* [Objective]
Copy the data exactly as it appears, and do not include any pictures.

* [Dataset section]
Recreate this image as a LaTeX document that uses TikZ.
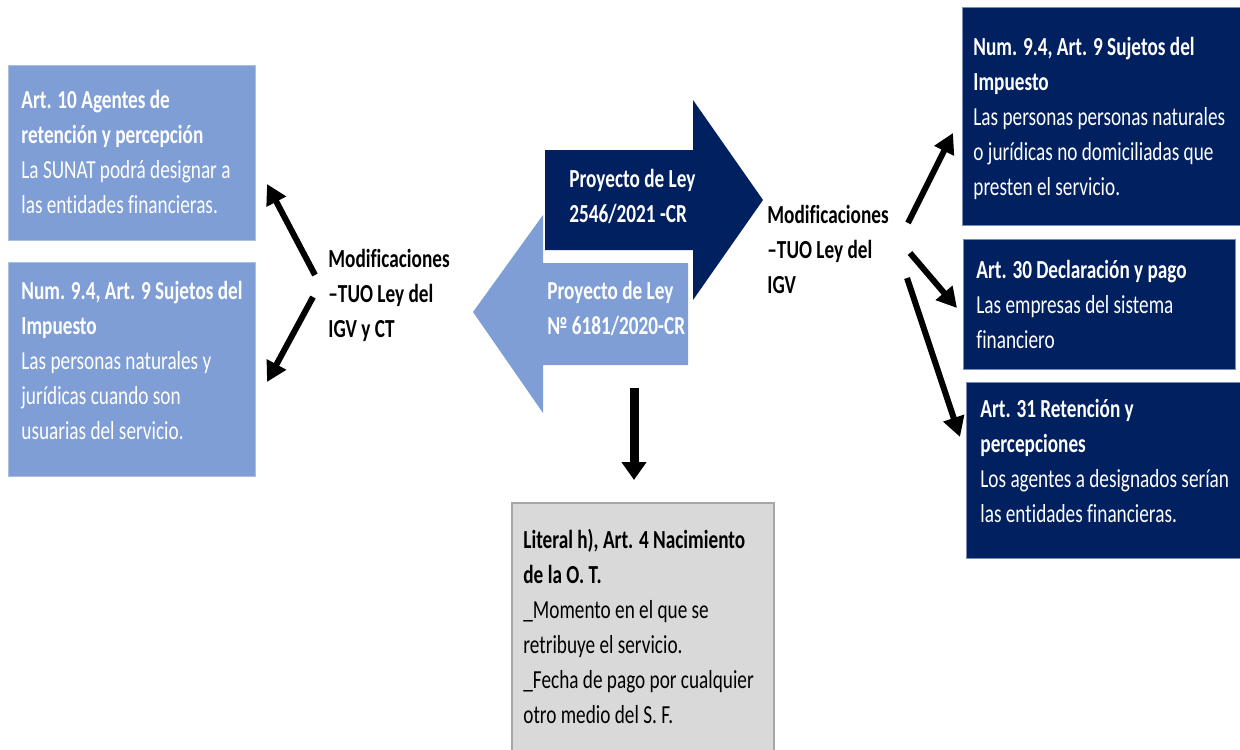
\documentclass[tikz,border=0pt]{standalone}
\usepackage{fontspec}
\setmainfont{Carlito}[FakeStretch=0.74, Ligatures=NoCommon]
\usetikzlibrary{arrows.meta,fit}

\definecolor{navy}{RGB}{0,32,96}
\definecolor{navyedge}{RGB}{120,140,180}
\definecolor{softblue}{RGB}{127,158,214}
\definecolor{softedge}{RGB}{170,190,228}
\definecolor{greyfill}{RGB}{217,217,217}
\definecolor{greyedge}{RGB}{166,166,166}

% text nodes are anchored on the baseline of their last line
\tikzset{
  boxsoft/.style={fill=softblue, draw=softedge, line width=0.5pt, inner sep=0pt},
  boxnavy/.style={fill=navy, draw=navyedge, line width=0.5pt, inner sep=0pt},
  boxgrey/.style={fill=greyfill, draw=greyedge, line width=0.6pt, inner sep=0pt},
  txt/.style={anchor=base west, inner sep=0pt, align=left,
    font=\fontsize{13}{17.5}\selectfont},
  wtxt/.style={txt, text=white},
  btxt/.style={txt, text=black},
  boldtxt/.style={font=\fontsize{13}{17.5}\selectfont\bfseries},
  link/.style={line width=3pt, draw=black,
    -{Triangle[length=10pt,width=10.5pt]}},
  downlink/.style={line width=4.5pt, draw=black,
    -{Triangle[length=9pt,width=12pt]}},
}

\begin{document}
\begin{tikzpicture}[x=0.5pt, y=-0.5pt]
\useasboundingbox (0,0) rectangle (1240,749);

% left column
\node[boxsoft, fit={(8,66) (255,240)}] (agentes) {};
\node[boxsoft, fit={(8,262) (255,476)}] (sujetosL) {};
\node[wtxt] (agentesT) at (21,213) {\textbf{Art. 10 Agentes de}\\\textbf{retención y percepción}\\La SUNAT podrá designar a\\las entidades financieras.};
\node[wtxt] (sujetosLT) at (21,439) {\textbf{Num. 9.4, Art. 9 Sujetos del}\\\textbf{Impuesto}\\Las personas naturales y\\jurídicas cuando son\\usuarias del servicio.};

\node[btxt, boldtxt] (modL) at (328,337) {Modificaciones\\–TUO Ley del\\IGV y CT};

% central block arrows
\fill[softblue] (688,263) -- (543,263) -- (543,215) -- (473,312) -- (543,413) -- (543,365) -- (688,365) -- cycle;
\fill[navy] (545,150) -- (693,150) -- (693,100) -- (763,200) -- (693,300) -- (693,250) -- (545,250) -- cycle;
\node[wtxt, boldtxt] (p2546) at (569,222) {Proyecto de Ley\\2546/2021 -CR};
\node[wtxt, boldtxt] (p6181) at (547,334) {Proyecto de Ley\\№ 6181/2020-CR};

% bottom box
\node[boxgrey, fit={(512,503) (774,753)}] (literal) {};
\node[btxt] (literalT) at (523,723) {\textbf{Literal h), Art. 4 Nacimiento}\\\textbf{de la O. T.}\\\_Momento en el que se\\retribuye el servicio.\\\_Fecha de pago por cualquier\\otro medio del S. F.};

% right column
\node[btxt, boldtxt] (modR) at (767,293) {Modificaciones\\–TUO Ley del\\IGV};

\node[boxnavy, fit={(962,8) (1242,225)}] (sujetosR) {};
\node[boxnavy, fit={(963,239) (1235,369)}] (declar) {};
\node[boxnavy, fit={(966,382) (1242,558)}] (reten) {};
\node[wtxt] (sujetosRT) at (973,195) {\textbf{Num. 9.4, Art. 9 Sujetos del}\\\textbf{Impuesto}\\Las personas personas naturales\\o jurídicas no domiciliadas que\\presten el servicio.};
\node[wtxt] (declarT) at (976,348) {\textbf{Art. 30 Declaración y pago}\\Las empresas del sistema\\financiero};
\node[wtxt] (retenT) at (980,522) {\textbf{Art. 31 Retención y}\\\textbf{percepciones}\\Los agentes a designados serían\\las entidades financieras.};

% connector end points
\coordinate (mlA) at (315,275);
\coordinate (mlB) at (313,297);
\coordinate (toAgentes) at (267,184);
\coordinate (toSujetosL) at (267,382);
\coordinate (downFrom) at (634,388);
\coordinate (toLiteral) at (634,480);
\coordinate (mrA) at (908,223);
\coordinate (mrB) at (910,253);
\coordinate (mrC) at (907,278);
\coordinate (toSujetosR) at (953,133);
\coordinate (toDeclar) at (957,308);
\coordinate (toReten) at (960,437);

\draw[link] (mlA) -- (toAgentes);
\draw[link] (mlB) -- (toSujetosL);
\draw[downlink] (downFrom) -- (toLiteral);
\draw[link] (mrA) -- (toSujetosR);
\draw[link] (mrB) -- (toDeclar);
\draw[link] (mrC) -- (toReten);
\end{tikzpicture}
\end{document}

* [Solution below]
Recreate this image as a LaTeX document that uses TikZ.
\documentclass[tikz,border=0pt]{standalone}
\usepackage{fontspec}
\setmainfont{Carlito}[FakeStretch=0.74, Ligatures=NoCommon]
\usetikzlibrary{arrows.meta,fit}

\definecolor{navy}{RGB}{0,32,96}
\definecolor{navyedge}{RGB}{120,140,180}
\definecolor{softblue}{RGB}{127,158,214}
\definecolor{softedge}{RGB}{170,190,228}
\definecolor{greyfill}{RGB}{217,217,217}
\definecolor{greyedge}{RGB}{166,166,166}

% text nodes are anchored on the baseline of their last line
\tikzset{
  boxsoft/.style={fill=softblue, draw=softedge, line width=0.5pt, inner sep=0pt},
  boxnavy/.style={fill=navy, draw=navyedge, line width=0.5pt, inner sep=0pt},
  boxgrey/.style={fill=greyfill, draw=greyedge, line width=0.6pt, inner sep=0pt},
  txt/.style={anchor=base west, inner sep=0pt, align=left,
    font=\fontsize{13}{17.5}\selectfont},
  wtxt/.style={txt, text=white},
  btxt/.style={txt, text=black},
  boldtxt/.style={font=\fontsize{13}{17.5}\selectfont\bfseries},
  link/.style={line width=3pt, draw=black,
    -{Triangle[length=10pt,width=10.5pt]}},
  downlink/.style={line width=4.5pt, draw=black,
    -{Triangle[length=9pt,width=12pt]}},
}

\begin{document}
\begin{tikzpicture}[x=0.5pt, y=-0.5pt]
\useasboundingbox (0,0) rectangle (1240,749);

% left column
\node[boxsoft, fit={(8,66) (255,240)}] (agentes) {};
\node[boxsoft, fit={(8,262) (255,476)}] (sujetosL) {};
\node[wtxt] (agentesT) at (21,213) {\textbf{Art. 10 Agentes de}\\\textbf{retención y percepción}\\La SUNAT podrá designar a\\las entidades financieras.};
\node[wtxt] (sujetosLT) at (21,439) {\textbf{Num. 9.4, Art. 9 Sujetos del}\\\textbf{Impuesto}\\Las personas naturales y\\jurídicas cuando son\\usuarias del servicio.};

\node[btxt, boldtxt] (modL) at (328,337) {Modificaciones\\–TUO Ley del\\IGV y CT};

% central block arrows
\fill[softblue] (688,263) -- (543,263) -- (543,215) -- (473,312) -- (543,413) -- (543,365) -- (688,365) -- cycle;
\fill[navy] (545,150) -- (693,150) -- (693,100) -- (763,200) -- (693,300) -- (693,250) -- (545,250) -- cycle;
\node[wtxt, boldtxt] (p2546) at (569,222) {Proyecto de Ley\\2546/2021 -CR};
\node[wtxt, boldtxt] (p6181) at (547,334) {Proyecto de Ley\\№ 6181/2020-CR};

% bottom box
\node[boxgrey, fit={(512,503) (774,753)}] (literal) {};
\node[btxt] (literalT) at (523,723) {\textbf{Literal h), Art. 4 Nacimiento}\\\textbf{de la O. T.}\\\_Momento en el que se\\retribuye el servicio.\\\_Fecha de pago por cualquier\\otro medio del S. F.};

% right column
\node[btxt, boldtxt] (modR) at (767,293) {Modificaciones\\–TUO Ley del\\IGV};

\node[boxnavy, fit={(962,8) (1242,225)}] (sujetosR) {};
\node[boxnavy, fit={(963,239) (1235,369)}] (declar) {};
\node[boxnavy, fit={(966,382) (1242,558)}] (reten) {};
\node[wtxt] (sujetosRT) at (973,195) {\textbf{Num. 9.4, Art. 9 Sujetos del}\\\textbf{Impuesto}\\Las personas personas naturales\\o jurídicas no domiciliadas que\\presten el servicio.};
\node[wtxt] (declarT) at (976,348) {\textbf{Art. 30 Declaración y pago}\\Las empresas del sistema\\financiero};
\node[wtxt] (retenT) at (980,522) {\textbf{Art. 31 Retención y}\\\textbf{percepciones}\\Los agentes a designados serían\\las entidades financieras.};

% connector end points
\coordinate (mlA) at (315,275);
\coordinate (mlB) at (313,297);
\coordinate (toAgentes) at (267,184);
\coordinate (toSujetosL) at (267,382);
\coordinate (downFrom) at (634,388);
\coordinate (toLiteral) at (634,480);
\coordinate (mrA) at (908,223);
\coordinate (mrB) at (910,253);
\coordinate (mrC) at (907,278);
\coordinate (toSujetosR) at (953,133);
\coordinate (toDeclar) at (957,308);
\coordinate (toReten) at (960,437);

\draw[link] (mlA) -- (toAgentes);
\draw[link] (mlB) -- (toSujetosL);
\draw[downlink] (downFrom) -- (toLiteral);
\draw[link] (mrA) -- (toSujetosR);
\draw[link] (mrB) -- (toDeclar);
\draw[link] (mrC) -- (toReten);
\end{tikzpicture}
\end{document}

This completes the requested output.